When they were children, the 60s protestors were taught that America is a great country.  They were told of America’s strengths and weaknesses, of her achievements and her sins.  But, most importantly, they were taught that the American “system” provided a voice and a means of making corrections and improvements that would move America forward and to even more positive achievements.  They learned that this voice (and its accompanying responsibilities) belongs to them and that while our government through our Constitution protects and preserves that right, it does not own it.

Today’s protestors have not been taught how the “system” works for our and the country’s good.  Rather, they have been told that America is generally bad and its “system” is not good.  Rather than being taught that the Constitution protects rights that belong to each individual, they are taught that rights are something the government creates and then gives these rights to (or takes them away from) the individual.  The government, not the individual, owns the rights.   From there it is an easy step to convince those who do not have all that they want or that others have acquired or achieved that they are victims of the “system.”

So, while the 60s protestors respected the system because it protected their individual rights (including their right to protest), today’s protestors rebel against a system that they see as not providing what it should.  This is a big difference.  And the anger that is generated is also very different. 
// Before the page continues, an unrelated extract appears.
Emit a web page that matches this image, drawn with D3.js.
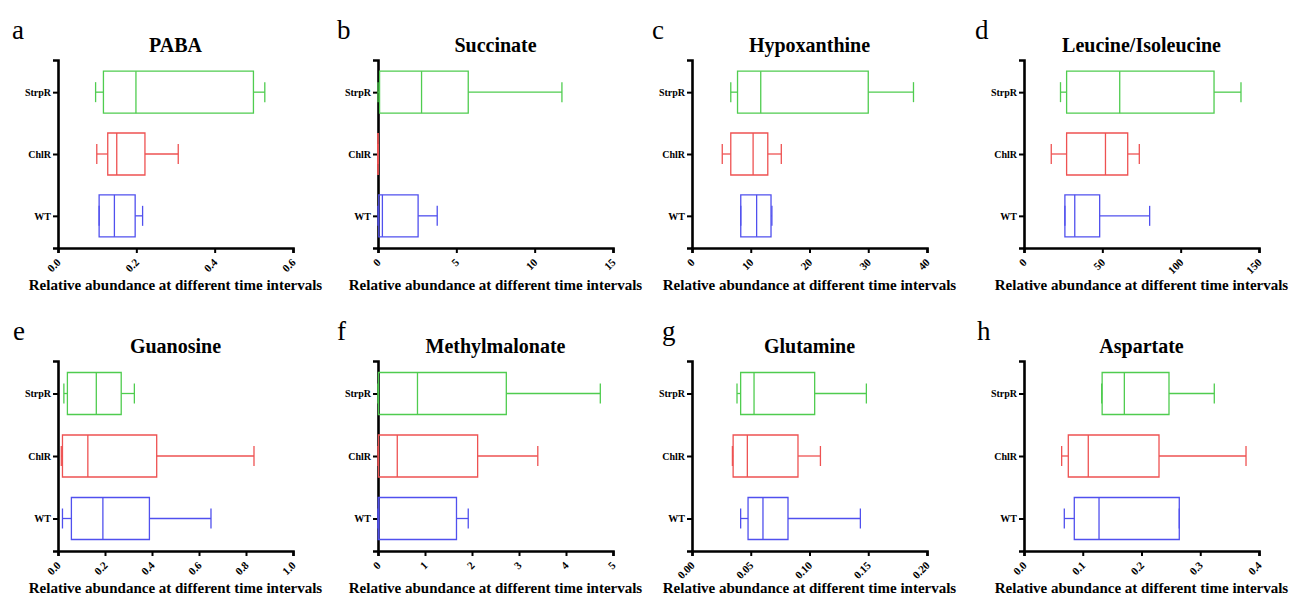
<!DOCTYPE html>
<html>
<head>
<meta charset="utf-8">
<script src="https://cdn.jsdelivr.net/npm/d3@7"></script>
<style>
  html, body { margin: 0; padding: 0; background: #fff; }
  svg { display: block; }
  svg text { font-family: "Liberation Serif", serif !important; }
</style>
</head>
<body>
<svg id="chart" width="1293" height="596" font-family="Liberation Serif"></svg>
<script>

// groups shown on every panel, top to bottom
var groups = ['StrpR', 'ChlR', 'WT'];
var groupColors = ['#4fcc4f', '#ee5252', '#5050ee'];

var panelLetters = ['a', 'b', 'c', 'd', 'e', 'f', 'g', 'h'];
var panelTitles = ['PABA', 'Succinate', 'Hypoxanthine', 'Leucine/Isoleucine',
                   'Guanosine', 'Methylmalonate', 'Glutamine', 'Aspartate'];

var xMax = [0.6, 15, 40, 150, 1.0, 5, 0.2, 0.4];
var xTicks = [
  [0, 0.2, 0.4, 0.6],
  [0, 5, 10, 15],
  [0, 10, 20, 30, 40],
  [0, 50, 100, 150],
  [0, 0.2, 0.4, 0.6, 0.8, 1.0],
  [0, 1, 2, 3, 4, 5],
  [0, 0.05, 0.10, 0.15, 0.20],
  [0, 0.1, 0.2, 0.3, 0.4]
];
var xDecimals = [1, 0, 0, 0, 1, 0, 2, 1];

// [min, q1, median, q3, max] for StrpR, ChlR, WT
var paba = [[0.096, 0.116, 0.199, 0.499, 0.528], [0.099, 0.127, 0.150, 0.222, 0.307], [0.105, 0.105, 0.144, 0.197, 0.216]];
var succinate = [[0, 0.1, 2.78, 5.76, 11.74], [0, 0, 0, 0, 0], [0, 0.05, 0.28, 2.56, 3.78]];
var hypoxanthine = [[6.6, 7.75, 11.7, 30.0, 37.7], [5.15, 6.6, 10.4, 12.9, 15.2], [8.3, 8.3, 11.0, 13.45, 13.6]];
var leucine = [[23.3, 27.2, 61.1, 121.3, 138.5], [17.4, 27.2, 52, 66.2, 73.6], [26.1, 26.1, 32.4, 48.3, 80.2]];
var guanosine = [[0.025, 0.040, 0.163, 0.269, 0.325], [0.014, 0.019, 0.127, 0.420, 0.834], [0.019, 0.057, 0.191, 0.389, 0.651]];
var methylmalonate = [[0, 0.01, 0.84, 2.73, 4.73], [0, 0.01, 0.41, 2.12, 3.40], [0, 0.005, 0.02, 1.67, 1.92]];
var glutamine = [[0.0383, 0.0414, 0.0528, 0.1044, 0.1484], [0.0344, 0.035, 0.0471, 0.0902, 0.1093], [0.0414, 0.0477, 0.0604, 0.0817, 0.1433]];
var aspartate = [[0.1322, 0.133, 0.1708, 0.2468, 0.3239], [0.0641, 0.0754, 0.1094, 0.2298, 0.3779], [0.0686, 0.0856, 0.1277, 0.2643, 0.2643]];

var panelStats = [paba, succinate, hypoxanthine, leucine, guanosine, methylmalonate, glutamine, aspartate];

function main() {
  'use strict';

  var svg = d3.select('#chart');
  var serif = '"Liberation Serif", serif';

  /*====================================
  Layout
  ======================================*/

  var colX = [58, 378, 692, 1024];
  var plotW = 235;
  var rowTop = [60, 361];
  var rowBase = [248, 551];
  var letterX = [[12, 337, 652, 975], [13, 337, 662, 977]];
  var boxHalf = 21;
  var capHalf = 10;

  panelTitles.forEach(function (title, i) {
    var row = Math.floor(i / 4), col = i % 4;
    var x0 = colX[col], top = rowTop[row], base = rowBase[row];

    var x = d3.scaleLinear().domain([0, xMax[i]]).range([x0, x0 + plotW]);
    var y = d3.scalePoint().domain(groups).range([top, base]).padding(0.52);

    var g = svg.append('g').style('font-family', serif);

    // panel letter and title
    g.append('text')
      .attr('x', letterX[row][col])
      .attr('y', top - 21)
      .style('font-family', serif)
      .attr('font-size', 27)
      .text(panelLetters[i]);

    g.append('text')
      .attr('x', x0 + plotW / 2)
      .attr('y', top - 8)
      .attr('text-anchor', 'middle')
      .style('font-family', serif)
      .attr('font-size', 20)
      .attr('font-weight', 'bold')
      .text(title);

    /*====================================
    Axes
    ======================================*/

    var xAxis = g.append('g')
      .attr('transform', 'translate(0,' + base + ')')
      .call(d3.axisBottom(x)
        .tickValues(xTicks[i])
        .tickSizeOuter(0)
        .tickSize(5)
        .tickFormat(d3.format('.' + xDecimals[i] + 'f')));

    xAxis.attr('font-family', null);
    xAxis.select('.domain').attr('stroke', '#000').attr('stroke-width', 2.6);
    xAxis.selectAll('.tick line').attr('stroke', '#000').attr('stroke-width', 2);
    xAxis.selectAll('.tick text')
      .style('font-family', serif)
      .attr('font-weight', 'bold')
      .attr('font-size', 11)
      .attr('fill', '#000')
      .attr('text-anchor', 'end')
      .attr('dy', null)
      .attr('y', null)
      .attr('transform', 'translate(3,15) rotate(-45)');

    var yAxis = g.append('g')
      .attr('transform', 'translate(' + x0 + ',0)')
      .call(d3.axisLeft(y).tickSizeOuter(0).tickSize(5).tickPadding(2));

    yAxis.attr('font-family', null);
    yAxis.select('.domain').attr('stroke', '#000').attr('stroke-width', 2.6);
    yAxis.selectAll('.tick line').attr('stroke', '#000').attr('stroke-width', 2);
    yAxis.selectAll('.tick text')
      .style('font-family', serif)
      .attr('font-weight', 'bold')
      .attr('font-size', 10)
      .attr('fill', '#000');

    g.append('text')
      .attr('x', x0 + plotW / 2)
      .attr('y', base + 42)
      .attr('text-anchor', 'middle')
      .style('font-family', serif)
      .attr('font-size', 15)
      .attr('font-weight', 'bold')
      .text('Relative abundance at different time intervals');

    /*====================================
    Box plots
    ======================================*/

    var boxes = g.selectAll('g.box')
      .data(panelStats[i])
      .enter()
      .append('g')
      .attr('class', 'box')
      .attr('stroke', function (d, j) { return groupColors[j]; })
      .attr('stroke-width', 1.3)
      .attr('fill', 'none');

    boxes.append('path')
      .attr('d', function (d, j) {
        var cy = y(groups[j]);
        return 'M' + x(d[1]) + ',' + (cy - boxHalf) + 'H' + x(d[3]) +
               'V' + (cy + boxHalf) + 'H' + x(d[1]) + 'Z';
      });

    boxes.append('line')
      .attr('x1', function (d) { return x(d[2]); })
      .attr('x2', function (d) { return x(d[2]); })
      .attr('y1', function (d, j) { return y(groups[j]) - boxHalf; })
      .attr('y2', function (d, j) { return y(groups[j]) + boxHalf; });

    // whiskers: low side then high side
    [[0, 1], [4, 3]].forEach(function (pair) {
      boxes.append('line')
        .attr('x1', function (d) { return x(d[pair[0]]); })
        .attr('x2', function (d) { return x(d[pair[1]]); })
        .attr('y1', function (d, j) { return y(groups[j]); })
        .attr('y2', function (d, j) { return y(groups[j]); });

      boxes.append('line')
        .attr('x1', function (d) { return x(d[pair[0]]); })
        .attr('x2', function (d) { return x(d[pair[0]]); })
        .attr('y1', function (d, j) { return y(groups[j]) - capHalf; })
        .attr('y2', function (d, j) { return y(groups[j]) + capHalf; });
    });
  });
}
main();
</script>
</body>
</html>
If the perceived or desired “system” is one of large government that, rather than protecting individual rights, doles them out as it sees fit and thus, takes from the people their right to guide themselves, then it makes sense that one who feels that he or others are unfairly dealt with might want to overturn that “system.”  And, so, today’s protestors work not to correct a misstep of our current system, but to overturn it entirely.

The 60s protestors, and many similar protests from our history (women’s vote, civil rights, union and labor laws, women’s rights, LGBTQ rights, etc. ) have all had an agenda directed at correcting what was viewed by the protestors as a wrong action of government.  Working with the system and the right it gives people to conduct such protests, these groups worked and channeled their anger to better the existing system.

Today’s protestors do not have a similar narrowly focused agenda.  Theirs is not to correct a specific wrong, but to dismantle an entire system.  This is a revolution going on.  The anger it generates is destructive. 

The language and demands and future visions of the movement sound a lot like the pretty promises of Socialism.  The tactics are the same – create a victim group or groups and pit them against other groups that are labeled to signify the victimizers and the current system.  Step one – destroy the system.  Step 2- rebuild to the design of a new ruling class.  That is the agenda and it is very different from simply wanting to fix something within an otherwise functioning and good system.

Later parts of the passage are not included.